Police say Wilbanks cut her hair to disguise her appearance so no one would recognize her during her bus trip west. She left her identification, credit cards and diamond ring behind. There was no note, and, for four days, no call home.
Then, late Friday, Wilbanks called her fiance and said she had been kidnapped - a story police later said was made up.
Raison said the size of the wedding - as many as 600 guests and 14 bridesmaids - may have overcome Wilbanks.
"Weddings are terrible stresses on people," he said. "They really try people's relationships, especially when they're one of these big productions."
Dr. Joan Miller, a marriage counselor in Marietta, Ga., said Wilbanks' case of second thoughts before marriage is common, though people don't always react to their situations the same way.

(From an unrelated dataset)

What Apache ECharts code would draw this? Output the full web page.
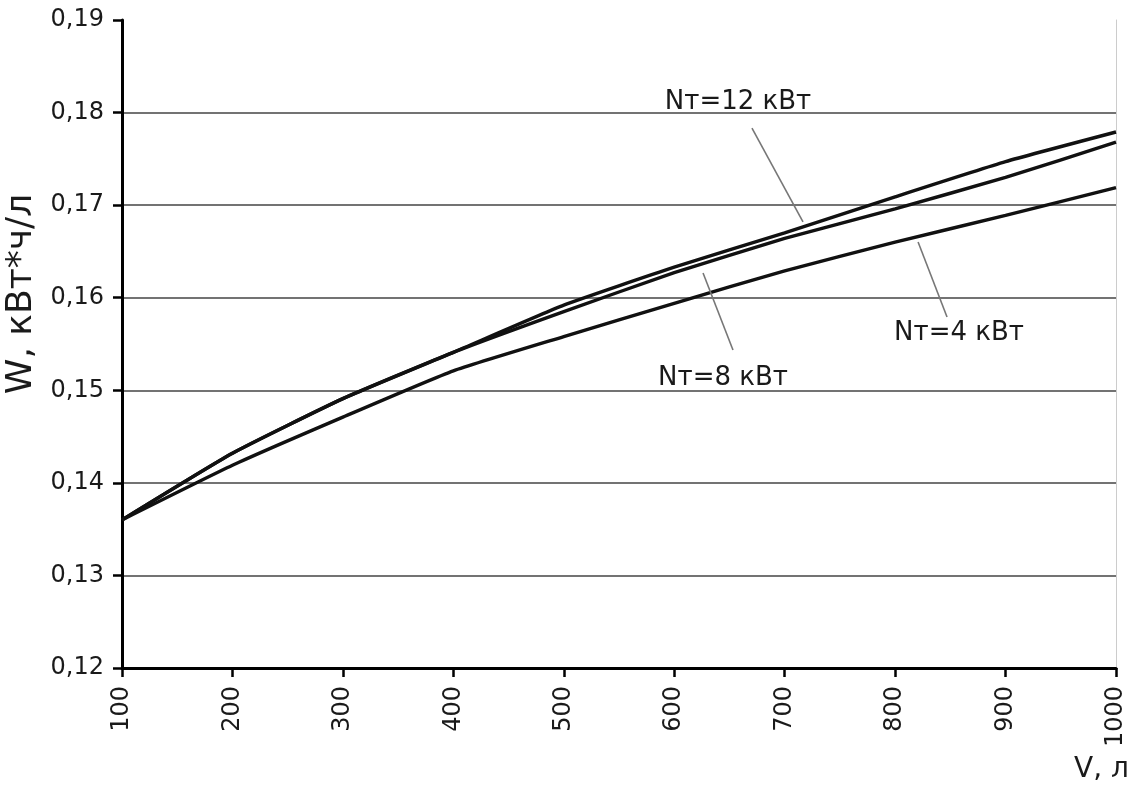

"She had everything planned and had an effective way to address the situation," Miller said. "It's hard to understand what's going on in her head because we're not in her situation."
Gee said some brides-to-be are open with their families about their jitters, while others keep the feelings bottled up.
Running away "seems a little extreme," Gee said. "But it feels extreme if you feel like you're about to break a commitment or you can't break a commitment. So, she resorted to extreme measures it seems."
Another Atlanta marriage counselor, Leslie L. Brenner, said the case suggests better communication is important between couples.
"It's a good wake-up call for everybody going through an engagement," Brenner said.